Bailey’s memo referred to a statement for Politico, the Washington-based news outlet, from DHS’ Office of the General Counsel:
CLEARED STATEMENT FROM OGC: Paid Parental Leave, a form of Family and Medical Leave, affords eligible current employees with pay for absence from work. It is not severance pay. Political appointees serve at the pleasure of the administration. When an administration ends, so does the employment of its political appointees.
The same memo added more information, noting it was from management to employees and not intended for the press:
FROM MGMT: We DO NOT have resignation letters from Short and Bars. As I mentioned, they are no longer being paid and no longer have DHS access.
In the portion for DHS management and not intended for the press, Bailey’s email is a little more blunt about Short and Bars.
“Bottom line is that they can receive the PPL [paid parental leave], even though we know they can’t meet the 12-week requirement,” Bailey wrote, meaning that the couple wouldn’t be employed by DHS for 12 weeks after the Dec. 18 birth of their son.

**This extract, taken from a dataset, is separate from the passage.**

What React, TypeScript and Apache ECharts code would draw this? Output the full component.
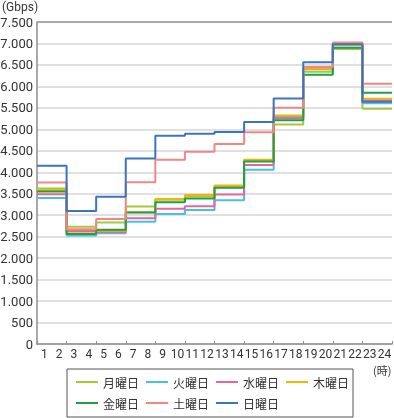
import React, { useEffect, useRef } from "react";
import * as echarts from "echarts";

// Hour labels on the x axis
const hourLabels = ["1","2","3","4","5","6","7","8","9","10","11","12","13","14","15","16","17","18","19","20","21","22","23","24"];
// Each value holds for a 2-hour block starting at these hours
const blockStartHours = [1, 3, 5, 7, 9, 11, 13, 15, 17, 19, 21, 23];
const blockEndHour = 25;

const dayNames = ["月曜日", "火曜日", "水曜日", "木曜日", "金曜日", "土曜日", "日曜日"];
const dayColors = ["#a6c83c", "#42c0ef", "#e8679b", "#f6b300", "#1f9e4c", "#f28686", "#3b74c1"];

const mon = [3620, 2730, 2830, 3200, 3360, 3440, 3660, 4260, 5110, 6340, 6870, 5480];
const tue = [3400, 2530, 2580, 2850, 3030, 3120, 3350, 4060, 5290, 6400, 6960, 5610];
const wed = [3490, 2630, 2610, 2930, 3150, 3210, 3480, 4170, 5260, 6420, 6980, 5680];
const thu = [3580, 2580, 2640, 3070, 3380, 3470, 3690, 4290, 5320, 6410, 6970, 5710];
const fri = [3550, 2560, 2660, 3060, 3300, 3390, 3640, 4250, 5210, 6270, 6900, 5850];
const sat = [3760, 2670, 2910, 3770, 4290, 4480, 4660, 4930, 5500, 6450, 7020, 6060];
const sun = [4150, 3100, 3430, 4320, 4850, 4900, 4940, 5170, 5720, 6560, 6980, 5640];

const seriesValues = [mon, tue, wed, thu, fri, sat, sun];

const yTicks = 500;
const yMax = 7500;

const fmt = (v: number) => {
  const s = String(Math.round(v));
  return s.replace(/\B(?=(\d{3})+(?!\d))/g, ".");
};

const FONT = "'Noto Sans CJK JP', 'Noto Sans', sans-serif";
const NUMFONT = "Roboto, 'Noto Sans', sans-serif";

export default function App() {
  const ref = useRef<HTMLDivElement>(null);
  useEffect(() => {
    if (!ref.current) return;
    const chart = echarts.init(ref.current, undefined, { renderer: "svg" });
    const splitCount = yMax / yTicks + 1;
    const splitColors = Array.from({ length: splitCount }, (_, i) =>
      i === splitCount - 1 ? "#8c8c8c" : "#d6d6d6"
    );
    const series = seriesValues.map((vals, i) => {
      const pts = blockStartHours.map((h, j) => [h - 1, vals[j]]);
      pts.push([blockEndHour - 1, vals[vals.length - 1]]);
      return {
        name: dayNames[i],
        type: "line",
        step: "end",
        xAxisIndex: 0,
        yAxisIndex: 0,
        symbol: "none",
        data: pts,
        lineStyle: { color: dayColors[i], width: 2 },
        itemStyle: { color: dayColors[i] },
        z: 2 + i,
      };
    });
    chart.setOption({
      animation: false,
      textStyle: { fontFamily: FONT },
      grid: { left: 37, right: 2, top: 22, bottom: 74, containLabel: false, outerBoundsMode: "none" },
      xAxis: [
        {
          type: "value",
          position: "bottom",
          min: 0,
          max: 24,
          interval: 2,
          axisLine: { show: true, lineStyle: { color: "#8c8c8c", width: 1.5 } },
          axisTick: { show: true, inside: true, length: 3, lineStyle: { color: "#8c8c8c", width: 1 } },
          axisLabel: { show: false },
          splitLine: { show: false },
        },
        {
          type: "category",
          position: "bottom",
          data: hourLabels,
          boundaryGap: true,
          axisLine: { show: false },
          axisTick: { show: false },
          splitLine: { show: false },
          axisLabel: { interval: 0, fontSize: 12, lineHeight: 12, color: "#333", margin: 4, fontFamily: NUMFONT },
        },
      ],
      yAxis: {
        type: "value",
        min: 0,
        max: yMax,
        interval: yTicks,
        axisLine: { show: true, lineStyle: { color: "#8c8c8c", width: 1.5 } },
        axisTick: { show: false },
        axisLabel: { formatter: fmt, fontSize: 13, lineHeight: 13, color: "#333", margin: 4, fontFamily: NUMFONT },
        splitLine: { show: true, lineStyle: { color: splitColors, width: 1.5 } },
      },
      legend: {
        data: dayNames,
        left: 76,
        top: 375,
        width: 280,
        padding: 0,
        itemGap: 7,
        itemWidth: 22,
        itemHeight: 2,
        icon: "rect",
        selectedMode: false,
        textStyle: { fontSize: 12, color: "#333", lineHeight: 14, fontFamily: FONT },
      },
      graphic: [
        {
          type: "rect",
          shape: { x: 67, y: 369, width: 286, height: 48 },
          style: { fill: "none", stroke: "#555", lineWidth: 1 },
        },
        {
          type: "text",
          x: 2,
          y: 7,
          style: { text: "(Gbps)", fontSize: 12, lineHeight: 12, fill: "#333", fontFamily: NUMFONT, verticalAlign: "middle" },
        },
        {
          type: "text",
          x: 373,
          y: 370,
          style: { text: "(時)", fontSize: 11, lineHeight: 11, fill: "#333", fontFamily: FONT, verticalAlign: "middle" },
        },
      ],
      series,
    });
    return () => chart.dispose();
  }, []);
  return <div ref={ref} style={{ position: "fixed", left: 0, top: 0, width: 394, height: 418 }} />;
}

“But, it ends with their termination on the 20th,” she wrote of the leave. “It is not a means or reason to keep them beyond the 20th.”
On Saturday, Jan. 30, 2021, Bars and Short each received a “benefits separation letter” by email from the Department of Homeland Security. Bars replied to the agency that both were still on parental leave. His wife didn’t get a similar letter.
Since Bars believed that both were on paid parental leave, he told The Daily Signal, he didn’t send a letter of resignation. He said each of them was “owed several thousands dollars for unused vacation days.”
“We never issued any type of resignation whatsoever because we didn’t want to disqualify ourselves from the chance that our health insurance would continue to be honored as initially indicated for months,” Bars told The Daily Signal.
“No notice of termination was ever received from DHS except for the ambiguous ‘separation package’ that was emailed on the morning of Saturday, Jan. 30,” he said, adding later: “We were both on parental leave at the time, but no reference to it was ever made and everything just stopped.”
Bars was able to get a job that also provided health insurance for the family.
Bars and Short both said their son, who turned 2 in December, is doing well now. And as of July, he has a newborn brother.
Fred Lucas is chief news correspondent and manager of the Investigative Reporting Project for The Daily Signal.